Another way, which is also the way to access the intermediate results if you
want them, is to run the jug script and then call the *load()* method on
Tasks. For example,
::
img = glob('*.png')
features = [computefeatures(img,parameter=2) for img in imgs]
...
feature_values = [feat.load() for feat in features]
If the values are not accessible, this raises an exception.
Advantages
----------
jug is an attempt to get something that works in the setting that I have found
myself in: code that is *embarissingly parallel* with a couple of points where
all the results of previous processing are merged, often in a simple way. It
is also a way for me to manage either the explosion of temporary files that
plagued my code and the brittleness of making sure that all results from
separate processors are merged correctly in my *ad hoc* scripts.
Limitations
-----------
This is not an attempt to replace MPI in any way. For code that has more merge
points, this won't do. It also won't do if the individual tasks are so small
that the over-head of managing them swamps out the performance gains of
parallelisation. In my code, most of the times, each task takes 20 seconds to
a few minutes. Just enough to make the managing time irrelevant, but fast
enough that the main job can be broken into thousands of tiny pieces.
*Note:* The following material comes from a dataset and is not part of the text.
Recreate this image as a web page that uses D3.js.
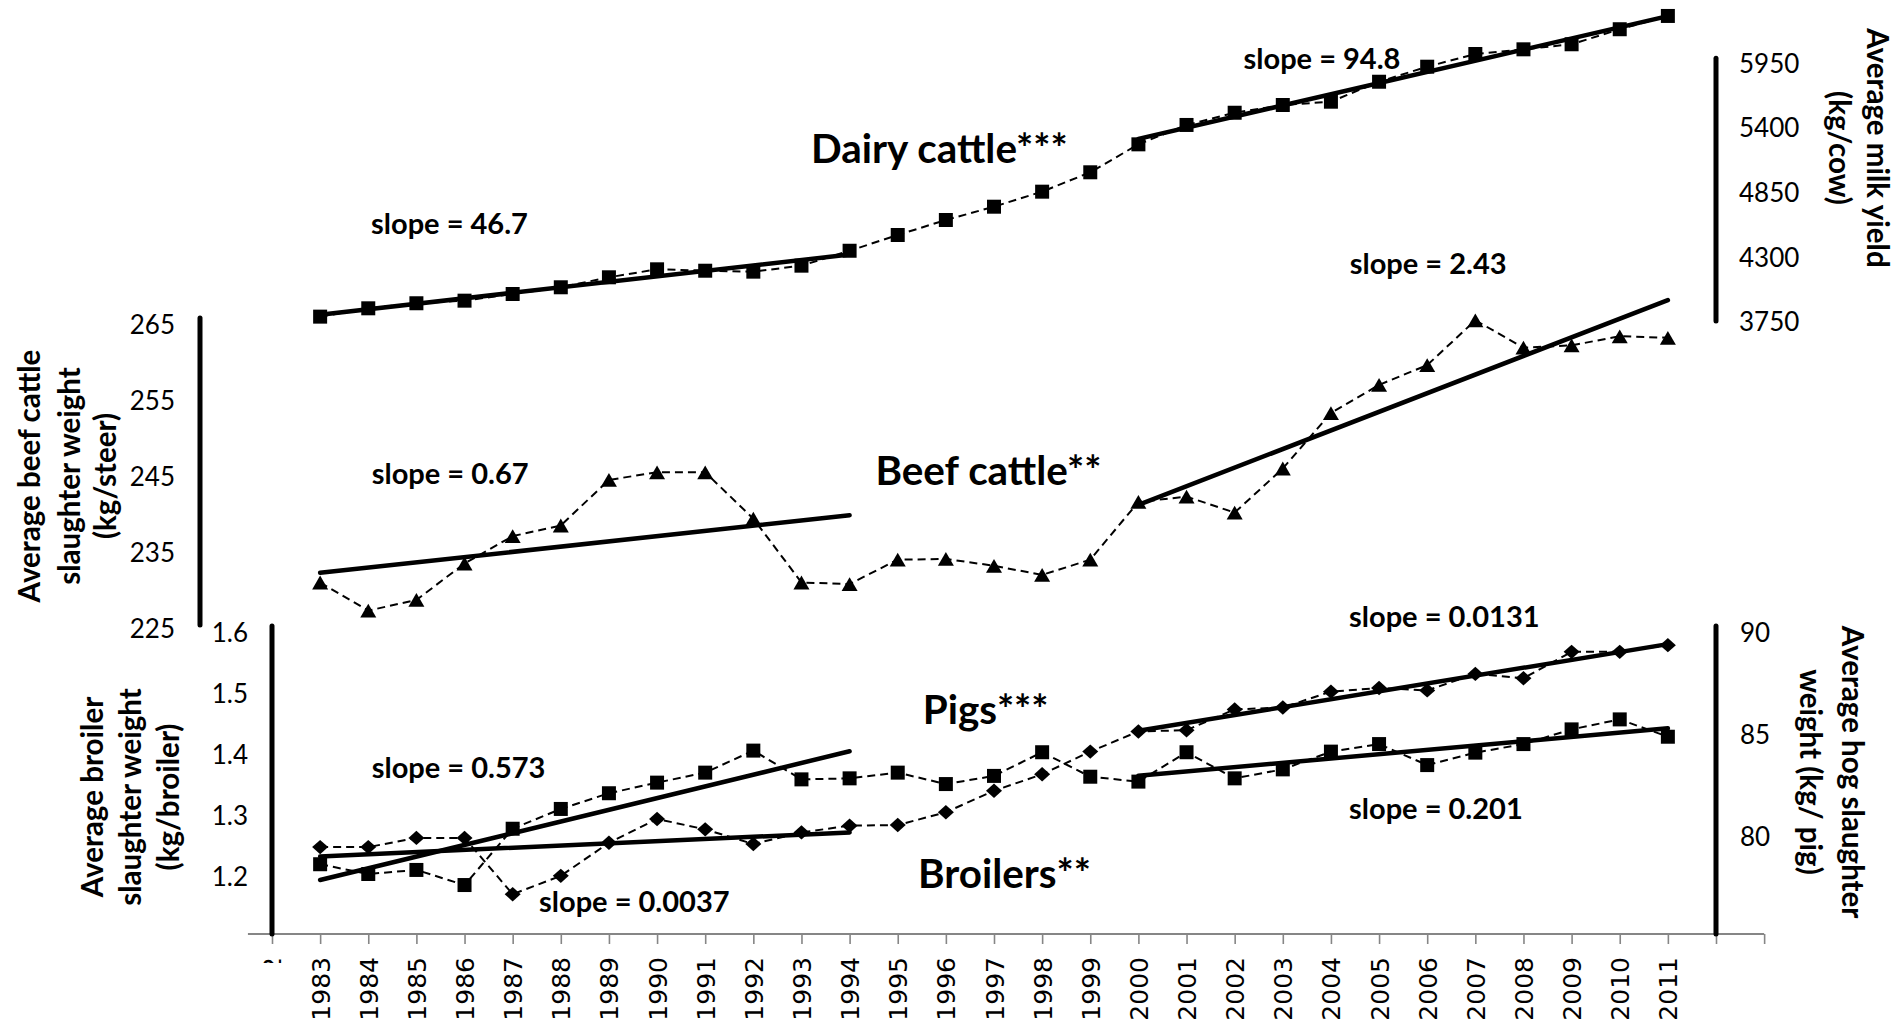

The system makes it too easy to save all intermediate results and run out of
disk space.
This is still Python, not a true parallel programming language. The
abstraction will sometimes leak through, for example, if you try to pass a
Task to a function which expects a real value. Recall how we had to re-write
the line *Nr_clusters = argmin(bics) // 10* above.
Planned Capabilities
--------------------
Here are a couple of simple improvements I plan to make at some point:
* jug.py cleanup: removes left-over locks, temporary files, and unsused
results.
* Stop & re-start. Currently, jug processes will exit if they can't make
any progress for a while. In the future, I'd like them to be unblockable by
other jug processes.
* No result tasks. Task-like objects that don't save intermediate results.
* Have tasks be passed inside *sets* and *dictionaries*. Maybe even
*numpy* arrays! This will make jug even more like a real parallel programming
language.
* If the original arguments are files on disk, then jug should check their
modification date and invalidate subsequent results.